§ TASK TO CARRY OUT
Retype, exactly as they stand, the lines from the start of the data to the line that contains "plt.rcParams['font.family'] = ['Open", both ends included. Leave the pictures out.

§ DATASET EXCERPT
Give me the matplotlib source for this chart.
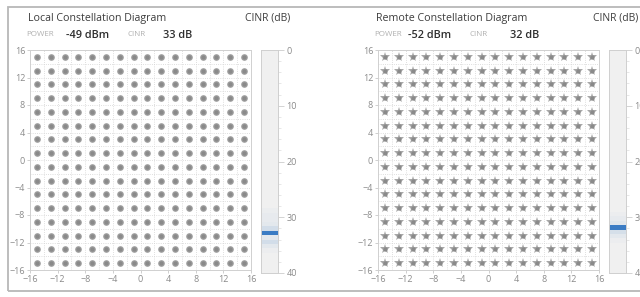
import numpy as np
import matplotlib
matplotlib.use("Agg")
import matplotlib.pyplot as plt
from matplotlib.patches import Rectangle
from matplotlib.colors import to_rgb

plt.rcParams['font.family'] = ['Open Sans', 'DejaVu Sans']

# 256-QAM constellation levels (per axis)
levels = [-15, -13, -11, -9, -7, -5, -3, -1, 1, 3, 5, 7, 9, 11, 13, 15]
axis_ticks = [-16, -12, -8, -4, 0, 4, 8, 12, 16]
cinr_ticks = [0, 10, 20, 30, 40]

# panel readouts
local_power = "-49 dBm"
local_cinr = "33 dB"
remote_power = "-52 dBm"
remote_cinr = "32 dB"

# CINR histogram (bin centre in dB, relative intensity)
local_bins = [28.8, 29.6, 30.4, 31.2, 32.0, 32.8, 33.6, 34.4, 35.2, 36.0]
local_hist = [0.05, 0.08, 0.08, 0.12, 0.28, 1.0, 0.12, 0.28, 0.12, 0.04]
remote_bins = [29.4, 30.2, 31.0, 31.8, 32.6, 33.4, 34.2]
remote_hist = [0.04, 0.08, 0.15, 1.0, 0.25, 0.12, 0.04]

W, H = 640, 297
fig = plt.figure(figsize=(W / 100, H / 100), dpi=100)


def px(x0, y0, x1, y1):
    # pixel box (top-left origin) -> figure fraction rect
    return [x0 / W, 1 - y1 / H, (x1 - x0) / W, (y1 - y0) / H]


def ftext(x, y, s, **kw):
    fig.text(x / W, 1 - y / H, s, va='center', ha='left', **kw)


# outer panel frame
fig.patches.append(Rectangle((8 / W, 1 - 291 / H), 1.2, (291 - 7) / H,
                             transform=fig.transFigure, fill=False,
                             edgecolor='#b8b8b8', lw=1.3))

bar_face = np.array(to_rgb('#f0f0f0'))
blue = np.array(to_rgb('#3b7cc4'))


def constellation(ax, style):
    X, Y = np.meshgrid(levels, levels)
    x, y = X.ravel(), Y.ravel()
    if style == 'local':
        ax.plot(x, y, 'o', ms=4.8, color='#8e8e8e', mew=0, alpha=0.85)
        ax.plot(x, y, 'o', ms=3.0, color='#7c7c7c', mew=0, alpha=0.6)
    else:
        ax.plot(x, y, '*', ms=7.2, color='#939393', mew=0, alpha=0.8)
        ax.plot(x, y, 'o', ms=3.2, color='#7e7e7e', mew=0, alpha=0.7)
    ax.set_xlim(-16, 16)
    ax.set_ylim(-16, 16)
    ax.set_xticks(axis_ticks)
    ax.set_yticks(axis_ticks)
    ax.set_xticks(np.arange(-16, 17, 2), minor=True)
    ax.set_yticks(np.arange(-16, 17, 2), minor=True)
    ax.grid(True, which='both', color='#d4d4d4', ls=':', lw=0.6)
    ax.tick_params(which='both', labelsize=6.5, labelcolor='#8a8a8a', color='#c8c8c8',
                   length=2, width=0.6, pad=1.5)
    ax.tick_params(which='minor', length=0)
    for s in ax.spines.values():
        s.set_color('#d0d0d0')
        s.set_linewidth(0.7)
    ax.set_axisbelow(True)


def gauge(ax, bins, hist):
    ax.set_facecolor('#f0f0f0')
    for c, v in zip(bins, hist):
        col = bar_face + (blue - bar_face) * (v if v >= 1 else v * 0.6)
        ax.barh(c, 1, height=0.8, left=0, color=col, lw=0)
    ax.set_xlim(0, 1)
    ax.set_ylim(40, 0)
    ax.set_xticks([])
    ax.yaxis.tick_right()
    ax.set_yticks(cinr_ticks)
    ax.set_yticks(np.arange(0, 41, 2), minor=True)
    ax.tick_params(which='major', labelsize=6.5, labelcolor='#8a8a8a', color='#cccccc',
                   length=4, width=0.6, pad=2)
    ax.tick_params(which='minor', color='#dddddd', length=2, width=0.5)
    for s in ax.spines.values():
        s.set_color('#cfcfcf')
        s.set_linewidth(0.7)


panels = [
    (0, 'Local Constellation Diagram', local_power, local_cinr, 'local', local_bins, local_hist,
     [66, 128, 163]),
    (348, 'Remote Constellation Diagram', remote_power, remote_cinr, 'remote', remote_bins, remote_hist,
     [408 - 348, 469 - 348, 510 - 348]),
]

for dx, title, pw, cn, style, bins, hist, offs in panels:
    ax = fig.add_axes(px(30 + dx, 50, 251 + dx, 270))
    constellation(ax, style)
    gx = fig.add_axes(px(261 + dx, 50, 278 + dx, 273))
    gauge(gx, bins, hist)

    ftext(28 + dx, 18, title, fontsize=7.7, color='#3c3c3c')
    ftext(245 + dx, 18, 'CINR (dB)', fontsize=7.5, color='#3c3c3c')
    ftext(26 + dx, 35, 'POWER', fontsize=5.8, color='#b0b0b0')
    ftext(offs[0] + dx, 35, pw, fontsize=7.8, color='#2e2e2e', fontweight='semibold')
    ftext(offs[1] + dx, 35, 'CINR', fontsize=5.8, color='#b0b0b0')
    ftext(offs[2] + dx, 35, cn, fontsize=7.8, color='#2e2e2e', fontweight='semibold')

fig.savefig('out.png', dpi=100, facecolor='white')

§ SOLUTION BELOW
Give me the matplotlib source for this chart.
import numpy as np
import matplotlib
matplotlib.use("Agg")
import matplotlib.pyplot as plt
from matplotlib.patches import Rectangle
from matplotlib.colors import to_rgb

plt.rcParams['font.family'] = ['Open Sans', 'DejaVu Sans']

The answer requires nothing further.